--- START OF Stored records ---

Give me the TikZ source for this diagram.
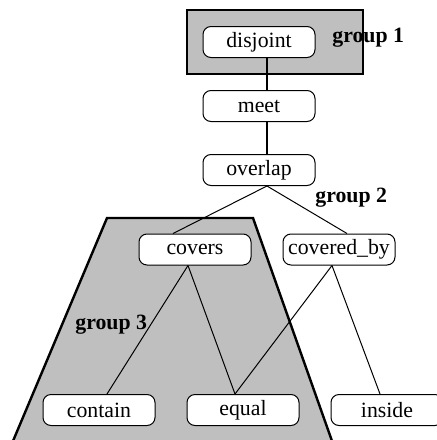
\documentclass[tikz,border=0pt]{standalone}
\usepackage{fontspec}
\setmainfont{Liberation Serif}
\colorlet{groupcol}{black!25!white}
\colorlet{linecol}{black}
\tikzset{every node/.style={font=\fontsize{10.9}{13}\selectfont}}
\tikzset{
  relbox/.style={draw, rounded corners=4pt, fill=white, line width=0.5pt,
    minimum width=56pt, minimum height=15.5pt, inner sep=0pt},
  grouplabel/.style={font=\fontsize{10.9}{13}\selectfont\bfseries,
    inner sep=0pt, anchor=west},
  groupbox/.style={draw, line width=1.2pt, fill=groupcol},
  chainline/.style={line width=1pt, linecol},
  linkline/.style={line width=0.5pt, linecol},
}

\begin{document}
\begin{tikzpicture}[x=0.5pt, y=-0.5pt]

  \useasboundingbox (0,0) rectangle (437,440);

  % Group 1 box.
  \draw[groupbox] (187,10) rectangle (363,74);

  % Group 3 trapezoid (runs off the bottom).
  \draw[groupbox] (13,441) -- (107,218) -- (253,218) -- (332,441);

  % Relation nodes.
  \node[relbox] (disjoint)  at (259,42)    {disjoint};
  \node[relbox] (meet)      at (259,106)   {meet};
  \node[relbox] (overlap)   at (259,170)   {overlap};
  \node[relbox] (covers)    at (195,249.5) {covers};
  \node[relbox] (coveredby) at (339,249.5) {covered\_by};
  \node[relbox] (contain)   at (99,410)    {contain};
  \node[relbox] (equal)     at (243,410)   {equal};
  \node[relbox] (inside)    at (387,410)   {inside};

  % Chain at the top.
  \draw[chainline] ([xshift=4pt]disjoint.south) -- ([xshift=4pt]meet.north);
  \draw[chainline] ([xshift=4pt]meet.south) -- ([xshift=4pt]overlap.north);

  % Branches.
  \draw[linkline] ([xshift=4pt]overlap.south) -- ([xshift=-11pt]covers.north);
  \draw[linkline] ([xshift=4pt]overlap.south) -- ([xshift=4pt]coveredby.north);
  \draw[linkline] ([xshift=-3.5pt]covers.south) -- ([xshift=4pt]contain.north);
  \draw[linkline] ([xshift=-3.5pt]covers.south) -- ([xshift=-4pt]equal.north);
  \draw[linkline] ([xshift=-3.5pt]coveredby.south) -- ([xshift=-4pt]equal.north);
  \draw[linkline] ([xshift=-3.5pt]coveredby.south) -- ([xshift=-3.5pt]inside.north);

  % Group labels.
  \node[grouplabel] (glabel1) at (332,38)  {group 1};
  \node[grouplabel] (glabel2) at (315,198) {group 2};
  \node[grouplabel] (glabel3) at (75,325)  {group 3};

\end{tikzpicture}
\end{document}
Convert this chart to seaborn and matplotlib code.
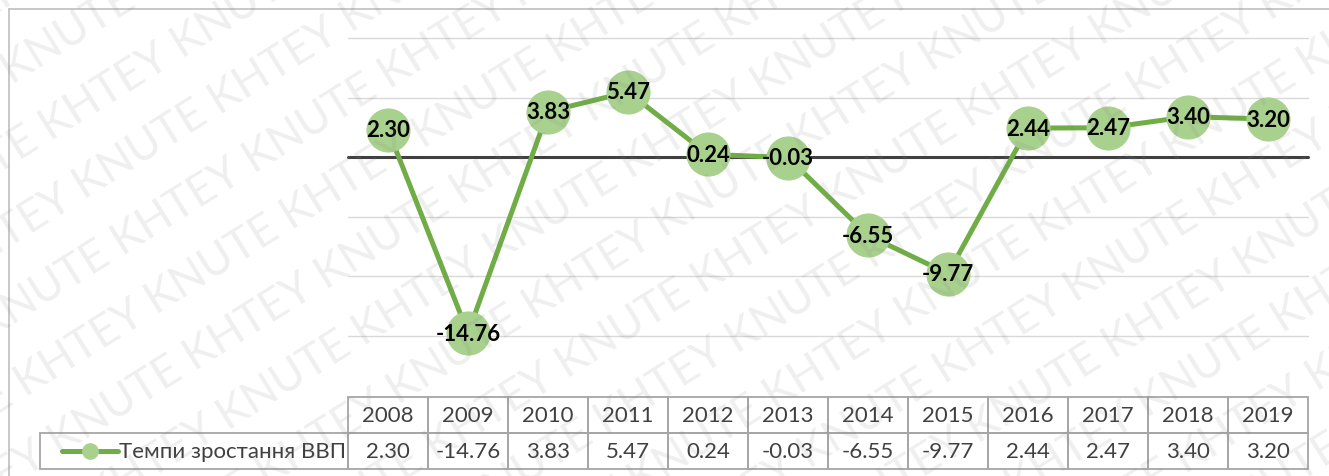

--- END OF Stored records ---

What is needed — Looking at the data above, how many lines hold the word "this"? Respond with the number alone.

Exercise output — 2